Skip the pictures. Reproduce all other material exactly.

┏━━

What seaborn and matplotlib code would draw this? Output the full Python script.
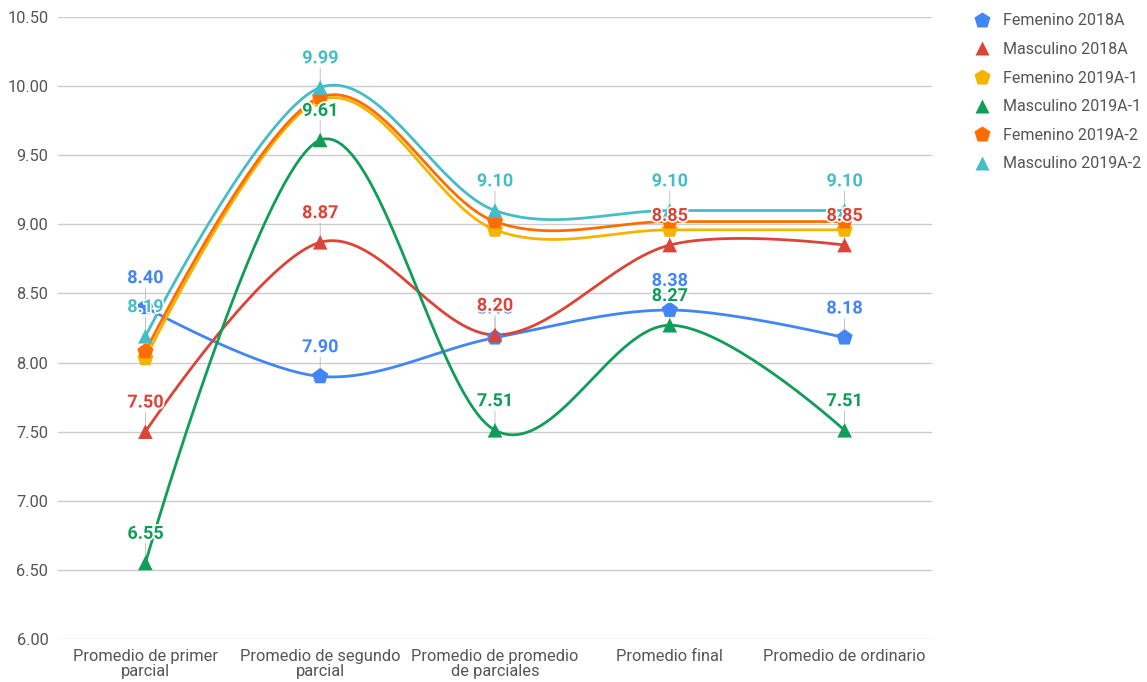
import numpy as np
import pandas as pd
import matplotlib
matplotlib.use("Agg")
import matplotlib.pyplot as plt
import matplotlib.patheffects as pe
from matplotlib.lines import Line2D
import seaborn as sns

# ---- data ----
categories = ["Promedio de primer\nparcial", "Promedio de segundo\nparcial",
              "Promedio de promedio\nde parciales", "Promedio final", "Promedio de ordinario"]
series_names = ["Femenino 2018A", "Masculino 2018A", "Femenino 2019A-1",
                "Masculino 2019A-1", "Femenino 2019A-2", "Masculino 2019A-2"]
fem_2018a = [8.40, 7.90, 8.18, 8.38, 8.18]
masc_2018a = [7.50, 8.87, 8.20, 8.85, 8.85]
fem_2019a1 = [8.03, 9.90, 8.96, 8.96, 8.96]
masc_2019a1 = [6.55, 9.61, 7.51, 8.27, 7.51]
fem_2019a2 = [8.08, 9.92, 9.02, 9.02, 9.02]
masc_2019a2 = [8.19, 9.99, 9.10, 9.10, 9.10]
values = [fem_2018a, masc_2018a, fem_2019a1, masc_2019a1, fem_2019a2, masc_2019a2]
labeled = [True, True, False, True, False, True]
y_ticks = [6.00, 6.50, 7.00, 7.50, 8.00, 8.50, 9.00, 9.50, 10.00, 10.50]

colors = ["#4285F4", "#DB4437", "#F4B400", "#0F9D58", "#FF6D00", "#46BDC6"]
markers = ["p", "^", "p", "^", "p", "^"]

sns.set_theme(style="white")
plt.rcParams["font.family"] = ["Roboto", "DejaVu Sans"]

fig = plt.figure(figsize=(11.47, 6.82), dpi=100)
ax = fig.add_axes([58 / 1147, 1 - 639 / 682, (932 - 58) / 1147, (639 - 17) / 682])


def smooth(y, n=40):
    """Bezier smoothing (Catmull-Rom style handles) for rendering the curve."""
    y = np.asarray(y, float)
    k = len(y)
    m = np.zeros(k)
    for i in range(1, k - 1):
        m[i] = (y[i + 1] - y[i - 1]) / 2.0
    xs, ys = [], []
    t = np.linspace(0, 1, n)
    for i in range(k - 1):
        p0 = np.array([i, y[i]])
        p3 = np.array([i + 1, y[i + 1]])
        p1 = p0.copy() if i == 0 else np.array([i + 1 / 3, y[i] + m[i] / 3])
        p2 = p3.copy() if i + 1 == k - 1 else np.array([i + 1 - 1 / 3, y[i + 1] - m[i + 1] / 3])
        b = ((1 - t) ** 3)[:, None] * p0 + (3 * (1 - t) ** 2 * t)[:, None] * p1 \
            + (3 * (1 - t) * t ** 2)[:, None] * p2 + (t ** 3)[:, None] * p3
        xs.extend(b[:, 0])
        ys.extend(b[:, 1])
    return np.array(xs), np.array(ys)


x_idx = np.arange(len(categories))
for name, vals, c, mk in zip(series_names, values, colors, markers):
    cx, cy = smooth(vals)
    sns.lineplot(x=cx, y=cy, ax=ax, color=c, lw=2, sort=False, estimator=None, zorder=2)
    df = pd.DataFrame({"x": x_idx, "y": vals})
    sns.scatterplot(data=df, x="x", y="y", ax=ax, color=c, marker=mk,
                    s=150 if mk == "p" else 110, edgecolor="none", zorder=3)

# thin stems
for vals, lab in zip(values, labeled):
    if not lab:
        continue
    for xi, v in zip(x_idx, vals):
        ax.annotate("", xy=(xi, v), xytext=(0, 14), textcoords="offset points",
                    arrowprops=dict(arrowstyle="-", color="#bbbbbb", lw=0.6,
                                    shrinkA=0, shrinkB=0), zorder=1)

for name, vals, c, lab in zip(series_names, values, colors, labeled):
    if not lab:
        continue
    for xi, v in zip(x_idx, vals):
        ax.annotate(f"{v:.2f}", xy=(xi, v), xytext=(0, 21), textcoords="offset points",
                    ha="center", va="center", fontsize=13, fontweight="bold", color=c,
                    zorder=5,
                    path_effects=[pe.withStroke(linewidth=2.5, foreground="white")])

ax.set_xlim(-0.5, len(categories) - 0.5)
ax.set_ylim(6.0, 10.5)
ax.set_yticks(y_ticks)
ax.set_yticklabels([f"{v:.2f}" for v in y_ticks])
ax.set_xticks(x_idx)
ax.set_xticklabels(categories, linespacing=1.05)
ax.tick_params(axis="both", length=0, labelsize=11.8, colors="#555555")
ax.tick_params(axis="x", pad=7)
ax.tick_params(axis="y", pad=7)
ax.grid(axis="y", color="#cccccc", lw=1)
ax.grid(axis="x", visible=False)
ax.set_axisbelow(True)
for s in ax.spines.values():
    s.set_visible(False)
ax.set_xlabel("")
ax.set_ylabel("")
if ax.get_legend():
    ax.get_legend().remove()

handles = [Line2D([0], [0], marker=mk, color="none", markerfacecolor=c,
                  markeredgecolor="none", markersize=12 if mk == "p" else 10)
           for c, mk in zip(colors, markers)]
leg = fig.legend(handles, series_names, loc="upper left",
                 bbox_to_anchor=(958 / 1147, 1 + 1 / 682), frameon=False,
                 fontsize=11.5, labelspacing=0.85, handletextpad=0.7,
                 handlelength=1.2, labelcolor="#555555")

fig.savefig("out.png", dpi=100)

┗━━

**WRITTEN ANSWER:**
What seaborn and matplotlib code would draw this? Output the full Python script.
import numpy as np
import pandas as pd
import matplotlib
matplotlib.use("Agg")
import matplotlib.pyplot as plt
import matplotlib.patheffects as pe
from matplotlib.lines import Line2D
import seaborn as sns

# ---- data ----
categories = ["Promedio de primer\nparcial", "Promedio de segundo\nparcial",
              "Promedio de promedio\nde parciales", "Promedio final", "Promedio de ordinario"]
series_names = ["Femenino 2018A", "Masculino 2018A", "Femenino 2019A-1",
                "Masculino 2019A-1", "Femenino 2019A-2", "Masculino 2019A-2"]
fem_2018a = [8.40, 7.90, 8.18, 8.38, 8.18]
masc_2018a = [7.50, 8.87, 8.20, 8.85, 8.85]
fem_2019a1 = [8.03, 9.90, 8.96, 8.96, 8.96]
masc_2019a1 = [6.55, 9.61, 7.51, 8.27, 7.51]
fem_2019a2 = [8.08, 9.92, 9.02, 9.02, 9.02]
masc_2019a2 = [8.19, 9.99, 9.10, 9.10, 9.10]
values = [fem_2018a, masc_2018a, fem_2019a1, masc_2019a1, fem_2019a2, masc_2019a2]
labeled = [True, True, False, True, False, True]
y_ticks = [6.00, 6.50, 7.00, 7.50, 8.00, 8.50, 9.00, 9.50, 10.00, 10.50]

colors = ["#4285F4", "#DB4437", "#F4B400", "#0F9D58", "#FF6D00", "#46BDC6"]
markers = ["p", "^", "p", "^", "p", "^"]

sns.set_theme(style="white")
plt.rcParams["font.family"] = ["Roboto", "DejaVu Sans"]

fig = plt.figure(figsize=(11.47, 6.82), dpi=100)
ax = fig.add_axes([58 / 1147, 1 - 639 / 682, (932 - 58) / 1147, (639 - 17) / 682])


def smooth(y, n=40):
    """Bezier smoothing (Catmull-Rom style handles) for rendering the curve."""
    y = np.asarray(y, float)
    k = len(y)
    m = np.zeros(k)
    for i in range(1, k - 1):
        m[i] = (y[i + 1] - y[i - 1]) / 2.0
    xs, ys = [], []
    t = np.linspace(0, 1, n)
    for i in range(k - 1):
        p0 = np.array([i, y[i]])
        p3 = np.array([i + 1, y[i + 1]])
        p1 = p0.copy() if i == 0 else np.array([i + 1 / 3, y[i] + m[i] / 3])
        p2 = p3.copy() if i + 1 == k - 1 else np.array([i + 1 - 1 / 3, y[i + 1] - m[i + 1] / 3])
        b = ((1 - t) ** 3)[:, None] * p0 + (3 * (1 - t) ** 2 * t)[:, None] * p1 \
            + (3 * (1 - t) * t ** 2)[:, None] * p2 + (t ** 3)[:, None] * p3
        xs.extend(b[:, 0])
        ys.extend(b[:, 1])
    return np.array(xs), np.array(ys)


x_idx = np.arange(len(categories))
for name, vals, c, mk in zip(series_names, values, colors, markers):
    cx, cy = smooth(vals)
    sns.lineplot(x=cx, y=cy, ax=ax, color=c, lw=2, sort=False, estimator=None, zorder=2)
    df = pd.DataFrame({"x": x_idx, "y": vals})
    sns.scatterplot(data=df, x="x", y="y", ax=ax, color=c, marker=mk,
                    s=150 if mk == "p" else 110, edgecolor="none", zorder=3)

# thin stems
for vals, lab in zip(values, labeled):
    if not lab:
        continue
    for xi, v in zip(x_idx, vals):
        ax.annotate("", xy=(xi, v), xytext=(0, 14), textcoords="offset points",
                    arrowprops=dict(arrowstyle="-", color="#bbbbbb", lw=0.6,
                                    shrinkA=0, shrinkB=0), zorder=1)

for name, vals, c, lab in zip(series_names, values, colors, labeled):
    if not lab:
        continue
    for xi, v in zip(x_idx, vals):
        ax.annotate(f"{v:.2f}", xy=(xi, v), xytext=(0, 21), textcoords="offset points",
                    ha="center", va="center", fontsize=13, fontweight="bold", color=c,
                    zorder=5,
                    path_effects=[pe.withStroke(linewidth=2.5, foreground="white")])

ax.set_xlim(-0.5, len(categories) - 0.5)
ax.set_ylim(6.0, 10.5)
ax.set_yticks(y_ticks)
ax.set_yticklabels([f"{v:.2f}" for v in y_ticks])
ax.set_xticks(x_idx)
ax.set_xticklabels(categories, linespacing=1.05)
ax.tick_params(axis="both", length=0, labelsize=11.8, colors="#555555")
ax.tick_params(axis="x", pad=7)
ax.tick_params(axis="y", pad=7)
ax.grid(axis="y", color="#cccccc", lw=1)
ax.grid(axis="x", visible=False)
ax.set_axisbelow(True)
for s in ax.spines.values():
    s.set_visible(False)
ax.set_xlabel("")
ax.set_ylabel("")
if ax.get_legend():
    ax.get_legend().remove()

handles = [Line2D([0], [0], marker=mk, color="none", markerfacecolor=c,
                  markeredgecolor="none", markersize=12 if mk == "p" else 10)
           for c, mk in zip(colors, markers)]
leg = fig.legend(handles, series_names, loc="upper left",
                 bbox_to_anchor=(958 / 1147, 1 + 1 / 682), frameon=False,
                 fontsize=11.5, labelspacing=0.85, handletextpad=0.7,
                 handlelength=1.2, labelcolor="#555555")

fig.savefig("out.png", dpi=100)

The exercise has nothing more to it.